## INFORMATION SUPPLIED

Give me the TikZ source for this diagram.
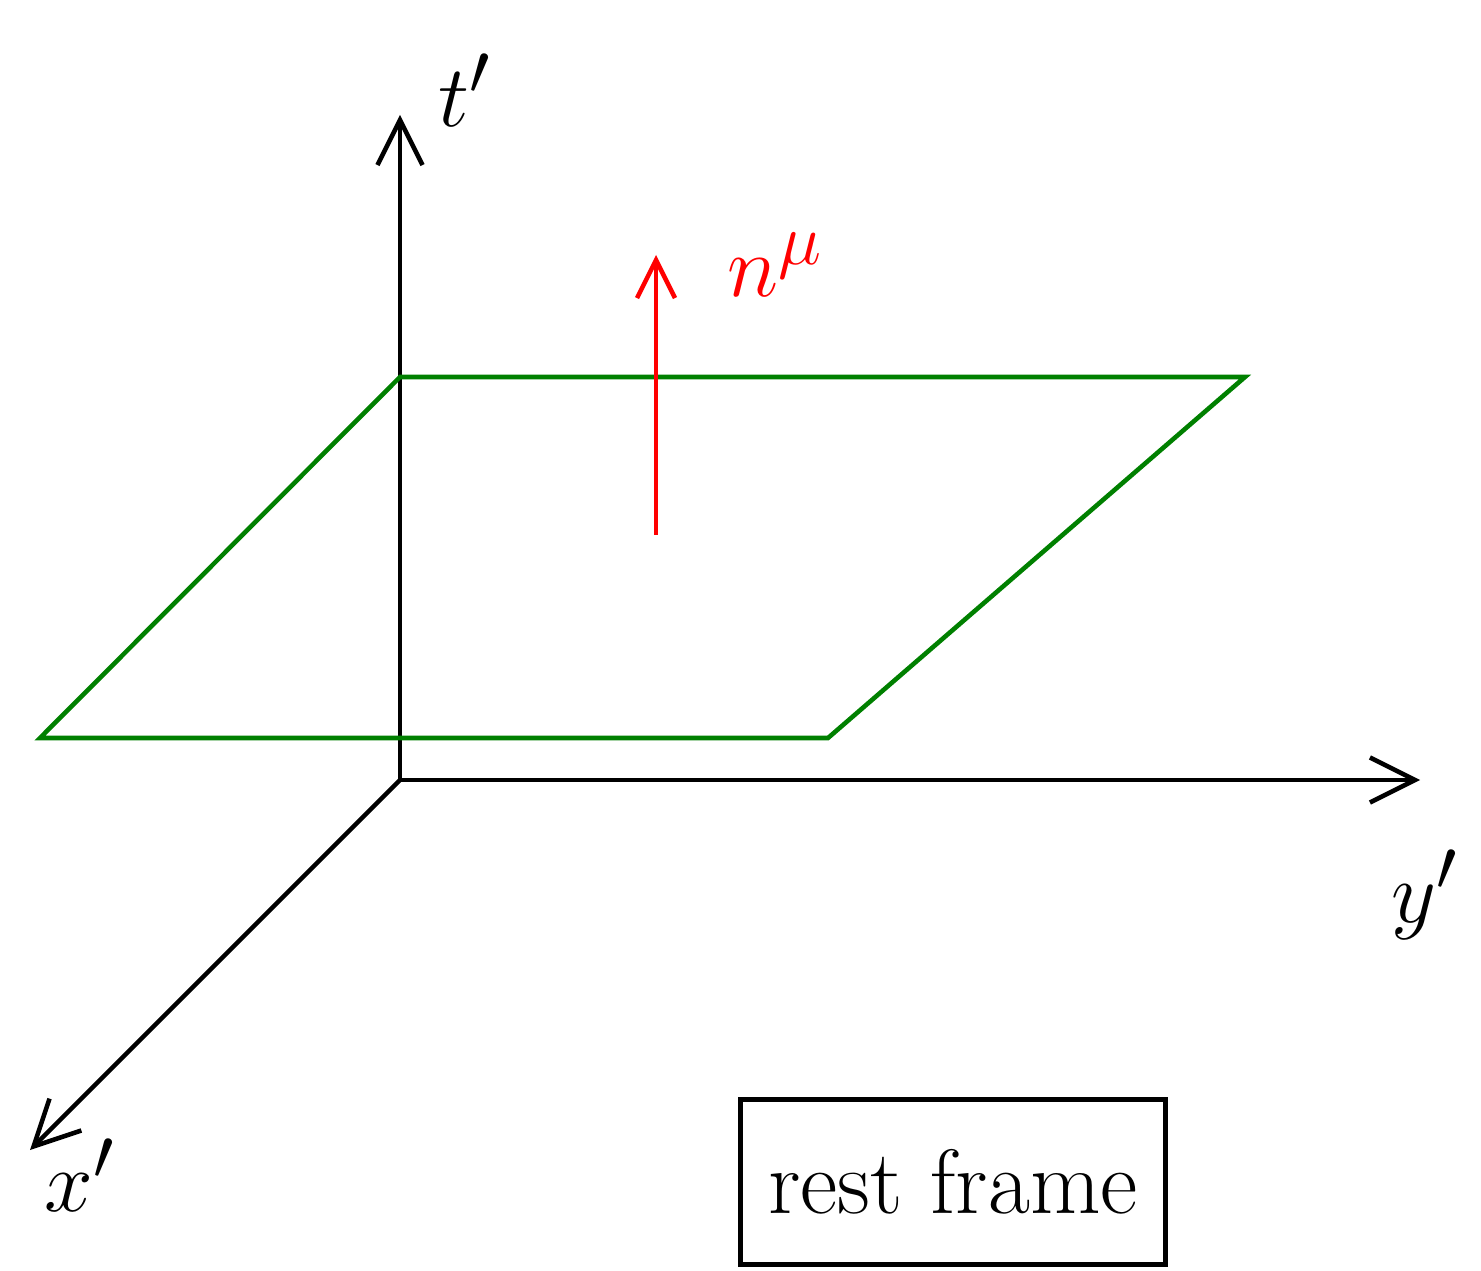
\documentclass[tikz,border=0pt]{standalone}
\usetikzlibrary{arrows.meta}
\tikzset{
  axis/.style={line width=1.3pt,-{Straight Barb[length=4.5mm,width=4.5mm]}},
  plane/.style={line width=1.3pt,green!50!black},
  normal/.style={line width=1.3pt,red,-{Straight Barb[length=3.8mm,width=3.8mm]}},
  lbl/.style={font=\fontsize{30}{34}\selectfont},
}
\begin{document}
\begin{tikzpicture}
        \useasboundingbox (0,0) rectangle (14.81,12.70);
        \coordinate (O) at (4.00,4.90);
        \coordinate (T) at (4.00,11.55);
        \coordinate (Y) at (14.20,4.90);
        \coordinate (X) at (0.30,1.20);
        \coordinate (P1) at (4.00,8.93);
        \coordinate (P2) at (12.45,8.93);
        \coordinate (P3) at (8.28,5.32);
        \coordinate (P4) at (0.40,5.32);
        \coordinate (Nb) at (6.56,7.35);
        \coordinate (Nt) at (6.56,10.15);
        \draw[axis] (O) -- (T);
        \draw[axis] (O) -- (Y);
        \draw[axis] (O) -- (X);
        \draw[plane] (P1) -- (P2) -- (P3) -- (P4) -- cycle;
        \draw[normal] (Nb) -- (Nt);
        \node[lbl] (tlab) at (4.65,11.80) {$t'$};
        \node[lbl] (ylab) at (14.25,3.75) {$y'$};
        \node[lbl] (xlab) at (0.80,0.95) {$x'$};
        \node[lbl,red] (nlab) at (7.75,10.05) {$n^\mu$};
        \node[draw,line width=1.3pt,minimum width=4.25cm,minimum height=1.65cm,
              font=\fontsize{26}{30}\selectfont] (rest) at (9.53,0.88) {rest frame};
    \end{tikzpicture}
\end{document}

## TASK REQUIREMENTS
Replicate the material above verbatim; images stay out of the copy.

## ANSWER TO THE PROBLEM
Give me the TikZ source for this diagram.
\documentclass[tikz,border=0pt]{standalone}
\usetikzlibrary{arrows.meta}
\tikzset{
  axis/.style={line width=1.3pt,-{Straight Barb[length=4.5mm,width=4.5mm]}},
  plane/.style={line width=1.3pt,green!50!black},
  normal/.style={line width=1.3pt,red,-{Straight Barb[length=3.8mm,width=3.8mm]}},
  lbl/.style={font=\fontsize{30}{34}\selectfont},
}
\begin{document}
\begin{tikzpicture}
        \useasboundingbox (0,0) rectangle (14.81,12.70);
        \coordinate (O) at (4.00,4.90);
        \coordinate (T) at (4.00,11.55);
        \coordinate (Y) at (14.20,4.90);
        \coordinate (X) at (0.30,1.20);
        \coordinate (P1) at (4.00,8.93);
        \coordinate (P2) at (12.45,8.93);
        \coordinate (P3) at (8.28,5.32);
        \coordinate (P4) at (0.40,5.32);
        \coordinate (Nb) at (6.56,7.35);
        \coordinate (Nt) at (6.56,10.15);
        \draw[axis] (O) -- (T);
        \draw[axis] (O) -- (Y);
        \draw[axis] (O) -- (X);
        \draw[plane] (P1) -- (P2) -- (P3) -- (P4) -- cycle;
        \draw[normal] (Nb) -- (Nt);
        \node[lbl] (tlab) at (4.65,11.80) {$t'$};
        \node[lbl] (ylab) at (14.25,3.75) {$y'$};
        \node[lbl] (xlab) at (0.80,0.95) {$x'$};
        \node[lbl,red] (nlab) at (7.75,10.05) {$n^\mu$};
        \node[draw,line width=1.3pt,minimum width=4.25cm,minimum height=1.65cm,
              font=\fontsize{26}{30}\selectfont] (rest) at (9.53,0.88) {rest frame};
    \end{tikzpicture}
\end{document}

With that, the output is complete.